What’s the best part about transferring national budget interests from extra-judiciary expenditure to domestic social security? Nobody dies.
April 2, 2012 – Beginning on April 1st, 2012 Thailand’s government honoured one of the promises it made during elections and raised minimum wages across the country. This is only the beginning for new politics sweeping countries across Asia and it is a mirror of the same direction being taken in Latin America.
The Malaysian government, for example, will soon institute the first ever minimum wage in the history of the country and this is the direction that countries across Asia are heading in. Asian countries have decided that the way to combat a widening global inequity gap is by strengthening domestic social security nets — the most basic of which is the minimum wage.
Countries in Latin America and beyond are moving in the same direction. Mexico announced a 4.2% rise in minimum wages nation-wide that took effect January 1st, 2012. The fact that middle-developing countries world-wide have not necessarily co-ordinated their efforts but still all individually see the same solution to the same problems speaks volumes to the integrity of strengthening social security nets; minimum wage, health care, pensions are only the beginning.
By comparison, European nations, as well as the United States and Canada, to offset the ramifications of national budget deficits, have focused on cutting spending meant to provide for the social security of their citizens. These are referred to as “austerity budgets” and result in taxpaying citizens paying for the excesses of their corporate and business class through the cut of social services that most taxpayers depend on.
Throughout Europe, from Greece to Spain, the taxpayers are not responding well to their “austerity budgets”. The basic question remains: why should citizens have to pay the price when it was lack of government regulation and/or active accountability for the financial sector which caused the apparent budget deficits?
For years, US government officials openly decried the cheap cost of labour in places like China or India as being the basic reason why jobs were being lost at home: multinationals took their business to where labour was cheaper.

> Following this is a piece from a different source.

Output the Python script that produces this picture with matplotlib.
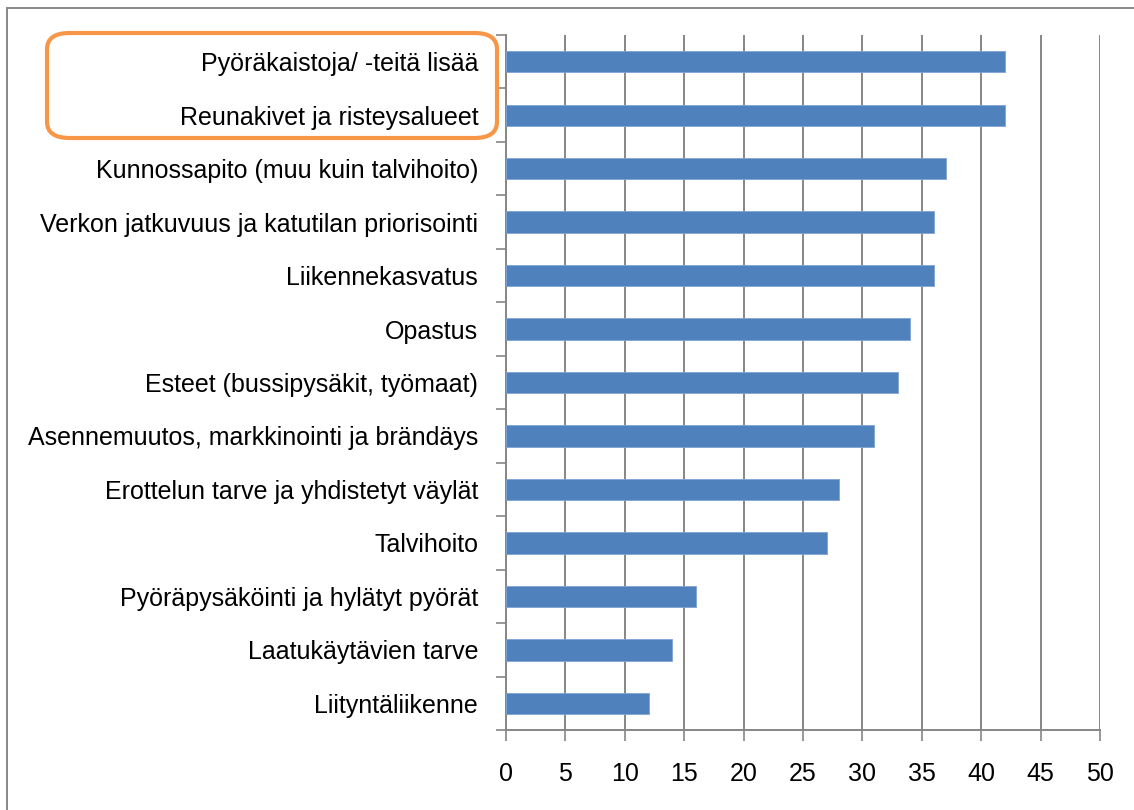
import matplotlib
matplotlib.use("Agg")
import matplotlib.pyplot as plt
from matplotlib.patches import FancyBboxPatch, Rectangle

categories = [
    "Pyöräkaistoja/ -teitä lisää",
    "Reunakivet ja risteysalueet",
    "Kunnossapito (muu kuin talvihoito)",
    "Verkon jatkuvuus ja katutilan priorisointi",
    "Liikennekasvatus",
    "Opastus",
    "Esteet (bussipysäkit, työmaat)",
    "Asennemuutos, markkinointi ja brändäys",
    "Erottelun tarve ja yhdistetyt väylät",
    "Talvihoito",
    "Pyöräpysäköinti ja hylätyt pyörät",
    "Laatukäytävien tarve",
    "Liityntäliikenne",
]
values = [42, 42, 37, 36, 36, 34, 33, 31, 28, 27, 16, 14, 12]
xticks = [0, 5, 10, 15, 20, 25, 30, 35, 40, 45, 50]

plt.rcParams['font.family'] = ['Liberation Sans Narrow', 'Liberation Sans', 'DejaVu Sans']

W, H = 1134, 810
fig = plt.figure(figsize=(W / 100, H / 100), dpi=100)
ax = fig.add_axes([506 / W, 1 - 730 / H, (1100 - 506) / W, (730 - 35) / H])

n = len(categories)
ypos = list(range(n))
ax.barh(ypos, values, height=0.4, color='#4F81BD', edgecolor='#7EA3D3', linewidth=0.6, zorder=3)
ax.set_ylim(n - 0.5, -0.5)
ax.set_xlim(0, 50)
ax.set_xticks(xticks)
ax.set_xticklabels([str(t) for t in xticks], fontsize=18)
ax.set_yticks(ypos)
ax.set_yticklabels(categories, fontsize=18)
ax.set_yticks([i - 0.5 for i in range(n + 1)], minor=True)
ax.tick_params(axis='y', which='major', length=0, pad=20)
ax.tick_params(axis='y', which='minor', length=7, color='#868686', width=1.2)
ax.tick_params(axis='x', which='major', length=8, color='#868686', width=1.2, pad=15)
ax.grid(axis='x', color='#868686', linewidth=1.4, zorder=0)
for s in ['top', 'right']:
    ax.spines[s].set_visible(False)
for s in ['left', 'bottom']:
    ax.spines[s].set_color('#868686')
    ax.spines[s].set_linewidth(1.4)

# outer chart border
fig.patches.append(Rectangle((7 / W, -0.1), 1.2, (H - 8) / H + 0.1, transform=fig.transFigure,
                             fill=False, edgecolor='#878787', linewidth=1.4))

# orange highlight box
bx0, bx1, by0, by1 = 47, 497, 33, 138
fig.patches.append(FancyBboxPatch((bx0 / W, 1 - by1 / H), (bx1 - bx0) / W, (by1 - by0) / H,
                                  boxstyle="round,pad=0,rounding_size=0.02",
                                  transform=fig.transFigure, fill=False,
                                  edgecolor='#F79646', linewidth=3, zorder=10))

fig.savefig('out.png', dpi=100)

Now that these countries, like China and India, are raising their minimum wages to ensure the quality of life for their citizens, they are once again being decried by Western governments because a rise in labour cost for companies such as Apple or Nike means that the shelf price of products in US stores will also rise, unless the companies themselves are willing to settle for less of a profit margin.
At some point there has to be some reconciliation between the standard of living at the high end and low end of the inequity gap, if any sort of global unity is to be achieved. It doesn’t mean that those on the bottom have to reach the level of those on top — it means that there are those on top who may be living to an excess which is driving the inequity gap.

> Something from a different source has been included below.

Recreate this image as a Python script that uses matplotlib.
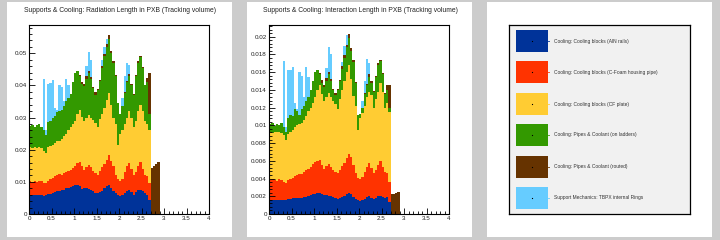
import numpy as np
import matplotlib
matplotlib.use("Agg")
import matplotlib.pyplot as plt
from matplotlib.patches import Rectangle
from matplotlib.ticker import MultipleLocator, FormatStrFormatter

plt.rcParams['font.family'] = ['Liberation Sans', 'DejaVu Sans']

# eta bins (0.05 wide), 0 -> 2.9
edges = np.round(np.arange(0, 2.95, 0.05), 3)
centers = 0.5 * (edges[:-1] + edges[1:])

labels = ["Cooling: Cooling blocks (AlN rails)",
          "Cooling: Cooling blocks (C-Foam housing pipe)",
          "Cooling: Cooling blocks (CF plate)",
          "Cooling: Pipes & Coolant (on ladders)",
          "Cooling: Pipes & Coolant (routed)",
          "Support Mechanics: TBPX internal Rings"]
colors = ["#003399", "#ff3300", "#ffcc33", "#339900", "#663300", "#66ccff"]

# stack tops (cumulative) - radiation length
rad_aln = [.0058, .0059, .0058, .0059, .0058, .0060, .0057, .0059, .0061, .0063,
           .0066, .0068, .0072, .0073, .0074, .0076, .0080, .0082, .0084, .0086,
           .0089, .0090, .0086, .0078, .0080, .0082, .0078, .0074, .0070, .0066,
           .0065, .0068, .0072, .0080, .0086, .0090, .0082, .0072, .0065, .0060,
           .0055, .0060, .0065, .0073, .0075, .0068, .0060, .0067, .0075, .0076,
           .0070, .0065, .0060, .0044, 0, 0, 0, 0]
rad_cfoam = [.0102, .0101, .0103, .0100, .0102, .0104, .0098, .0097, .0104, .0108,
             .0113, .0118, .0121, .0123, .0122, .0127, .0131, .0134, .0138, .0143,
             .0150, .0158, .0162, .0150, .0138, .0145, .0152, .0146, .0135, .0128,
             .0122, .0135, .0145, .0155, .0168, .0182, .0165, .0148, .0120, .0108,
             .0102, .0110, .0130, .0148, .0158, .0140, .0120, .0130, .0148, .0163,
             .0140, .0120, .0117, .0096, 0, 0, 0, 0]
rad_cf = [.0207, .0205, .0208, .0206, .0207, .0205, .0196, .0190, .0208, .0212,
          .0216, .0220, .0226, .0228, .0232, .0244, .0250, .0262, .0272, .0280,
          .0290, .0312, .0325, .0302, .0290, .0298, .0308, .0300, .0292, .0282,
          .0270, .0295, .0312, .0330, .0356, .0375, .0340, .0300, .0280, .0215,
          .0250, .0262, .0280, .0300, .0320, .0300, .0270, .0290, .0320, .0340,
          .0320, .0290, .0280, .0260, 0, 0, 0, 0]
rad_ladders = [.0275, .0278, .0272, .0276, .0280, .0270, .0262, .0245, .0285, .0290,
               .0300, .0305, .0318, .0320, .0322, .0335, .0350, .0362, .0372, .0410,
               .0440, .0445, .0430, .0405, .0398, .0420, .0440, .0420, .0392, .0370,
               .0385, .0415, .0455, .0490, .0520, .0545, .0500, .0470, .0430, .0345,
               .0310, .0335, .0377, .0410, .0430, .0400, .0370, .0430, .0470, .0488,
               .0455, .0400, .0410, .0310, 0, 0, 0, 0]
rad_routed = [.0275, .0278, .0272, .0276, .0280, .0270, .0262, .0245, .0285, .0290,
              .0300, .0305, .0318, .0320, .0322, .0335, .0350, .0362, .0372, .0410,
              .0440, .0445, .0432, .0412, .0405, .0428, .0445, .0425, .0395, .0378,
              .0388, .0418, .0462, .0498, .0528, .0556, .0508, .0475, .0432, .0345,
              .0310, .0335, .0380, .0415, .0437, .0405, .0372, .0432, .0475, .0490,
              .0458, .0402, .0422, .0440, .0143, .0148, .0155, .0161]
rad_rings = [.0275, .0278, .0272, .0276, .0280, .0270, .0420, .0260, .0405, .0408,
             .0418, .0330, .0325, .0400, .0395, .0350, .0420, .0400, .0372, .0410,
             .0440, .0445, .0432, .0412, .0405, .0460, .0505, .0480, .0395, .0378,
             .0388, .0418, .0480, .0520, .0545, .0556, .0508, .0475, .0432, .0345,
             .0310, .0360, .0430, .0470, .0465, .0405, .0372, .0432, .0475, .0490,
             .0458, .0402, .0422, .0440, .0143, .0148, .0155, .0161]

# stack tops - interaction length
int_aln = [.00158, .00160, .00158, .00160, .00158, .00162, .00156, .00160, .00166, .00170,
           .00175, .00178, .00180, .00182, .00185, .00188, .00195, .00200, .00210, .00220,
           .00230, .00240, .00235, .00220, .00210, .00215, .00205, .00200, .00190, .00175,
           .00165, .00175, .00190, .00205, .00220, .00240, .00220, .00195, .00170, .00160,
           .00150, .00160, .00170, .00190, .00200, .00185, .00170, .00180, .00200, .00205,
           .00195, .00180, .00190, .00140, 0, 0, 0, 0]
int_cfoam = [.0038, .0039, .0038, .0037, .0039, .0038, .0036, .0035, .0038, .0040,
             .0041, .0043, .0044, .0045, .0045, .0047, .0050, .0051, .0053, .0056,
             .0059, .0060, .0061, .0055, .0051, .0054, .0056, .0053, .0050, .0047,
             .0046, .0050, .0054, .0058, .0063, .0068, .0064, .0055, .0046, .0041,
             .0040, .0042, .0047, .0053, .0057, .0052, .0046, .0050, .0055, .0060,
             .0053, .0047, .0046, .0036, 0, 0, 0, 0]
int_cf = [.0092, .0091, .0092, .0092, .0093, .0091, .0089, .0084, .0090, .0093,
          .0095, .0098, .0100, .0101, .0103, .0106, .0110, .0116, .0120, .0125,
          .0132, .0140, .0145, .0135, .0128, .0132, .0136, .0132, .0128, .0124,
          .0118, .0130, .0140, .0150, .0160, .0168, .0152, .0133, .0122, .0095,
          .0108, .0114, .0122, .0132, .0138, .0134, .0120, .0130, .0138, .0148,
          .0138, .0120, .0125, .0115, 0, 0, 0, 0]
int_ladders = [.0101, .0103, .0099, .0102, .0100, .0103, .0098, .0093, .0108, .0112,
               .0110, .0118, .0116, .0112, .0118, .0122, .0128, .0132, .0140, .0150,
               .0160, .0162, .0158, .0148, .0143, .0150, .0158, .0150, .0140, .0134,
               .0140, .0150, .0164, .0176, .0188, .0199, .0184, .0172, .0148, .0112,
               .0113, .0120, .0135, .0145, .0155, .0148, .0138, .0155, .0168, .0173,
               .0158, .0135, .0140, .0120, 0, 0, 0, 0]
int_routed = [.0101, .0103, .0099, .0102, .0100, .0103, .0098, .0093, .0108, .0112,
              .0110, .0118, .0116, .0112, .0118, .0122, .0128, .0132, .0140, .0150,
              .0160, .0162, .0159, .0151, .0146, .0153, .0160, .0152, .0141, .0137,
              .0141, .0151, .0167, .0179, .0191, .0203, .0187, .0174, .0149, .0112,
              .0113, .0120, .0136, .0147, .0158, .0150, .0139, .0156, .0170, .0174,
              .0159, .0136, .0145, .0145, .0022, .0023, .0024, .0025]
int_rings = [.0101, .0103, .0099, .0102, .0100, .0103, .0173, .0098, .0163, .0163,
             .0166, .0125, .0118, .0160, .0156, .0132, .0166, .0155, .0140, .0150,
             .0160, .0162, .0159, .0151, .0146, .0165, .0188, .0180, .0141, .0137,
             .0141, .0151, .0172, .0190, .0202, .0203, .0187, .0174, .0149, .0112,
             .0113, .0128, .0150, .0175, .0170, .0150, .0139, .0156, .0170, .0174,
             .0159, .0136, .0145, .0145, .0022, .0023, .0024, .0025]

W, H = 720, 240
fig = plt.figure(figsize=(7.2, 2.4), dpi=100, facecolor="#cccccc")

# white pads (drawn behind the axes)
for x0 in (7, 247, 487):
    fig.patches.append(Rectangle((x0 / W, 3 / H), 225 / W, 235 / H,
                                 transform=fig.transFigure, facecolor="white",
                                 edgecolor="none", zorder=-10))


def draw_stack(left, tops, ymax, major, title):
    ax = fig.add_axes([left / W, 26 / H, 180 / W, 189 / H])
    tops = np.vstack([np.zeros(len(centers))] + [np.array(t) for t in tops])
    contribs = np.clip(np.diff(tops, axis=0), 0, None)
    ax.hist([centers] * len(colors), bins=edges, weights=list(contribs),
            stacked=True, histtype="stepfilled", color=colors, linewidth=0)
    ax.set_xlim(0, 4)
    ax.set_ylim(0, ymax)
    ax.xaxis.set_major_locator(MultipleLocator(0.5))
    ax.xaxis.set_minor_locator(MultipleLocator(0.1))
    ax.yaxis.set_major_locator(MultipleLocator(major))
    ax.yaxis.set_minor_locator(MultipleLocator(major / 5))
    ax.xaxis.set_major_formatter(FormatStrFormatter("%g"))
    ax.yaxis.set_major_formatter(FormatStrFormatter("%g"))
    ax.tick_params(which="both", direction="in", top=False, right=False,
                   labelsize=4.5, width=0.6, pad=1.5, labelcolor="#222222")
    ax.tick_params(which="major", length=4.5)
    ax.tick_params(which="minor", length=2.2)
    for s in ax.spines.values():
        s.set_linewidth(0.8)
    fig.text((left - 29 + 120) / W, 1 - 11 / H, title, ha="center", va="center",
             fontsize=4.9, color="#222222")
    return ax


draw_stack(29, [rad_aln, rad_cfoam, rad_cf, rad_ladders, rad_routed, rad_rings],
           0.0588, 0.01, "Supports & Cooling: Radiation Length in PXB (Tracking volume)")
draw_stack(269, [int_aln, int_cfoam, int_cf, int_ladders, int_routed, int_rings],
           0.02132, 0.002, "Supports & Cooling: Interaction Length in PXB (Tracking volume)")

# legend pad
lax = fig.add_axes([509 / W, 26 / H, 181 / W, 189 / H], facecolor="#f1f1f1")
lax.set_xlim(0, 1)
lax.set_ylim(0, 1)
lax.set_xticks([])
lax.set_yticks([])
for s in lax.spines.values():
    s.set_linewidth(0.9)
ycent = [0.915, 0.751, 0.582, 0.418, 0.249, 0.085]
for yc, lab, col in zip(ycent, labels, colors):
    lax.add_patch(Rectangle((0.039, yc - 0.058), 0.177, 0.116, facecolor=col,
                            edgecolor="none"))
    lax.plot([0.127], [yc], marker="s", ms=0.8, color="black", mew=0)
    lax.plot([0.216, 0.222], [yc, yc], color=col, lw=0.6)
    lax.text(0.249, yc, lab, fontsize=3.5, va="center", ha="left", color="#333333")

fig.savefig("out.png", dpi=100, facecolor=fig.get_facecolor())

When Haiti tried to raise the minimum wage for its workers, the Haitian government was toppled by a Western-backed coup, Canada playing a large part in the planning and procedure. A raise in the minimum wage for Haitian workers would have meant a rise in the price of t-shirts, socks and underwear on shelves in US stores, like Wal-Mart, that many American working families would have felt in their pocketbooks. That was the problem for Western governments with Haiti’s attempt: A rise in the standard of living for their working class would have been transferred onto our working class.
The solution is simple, and it is what the largest multinational corporations will have to learn to do if they wish to stay solvent and prevent domestic bloodshed over the next decade while the rest of the developing world raises the standard of living of their working class — accept reduced levels of profit for their companies in order to maintain the standard of living of the Western working class: by not transferring their operating costs onto their domestic consumers.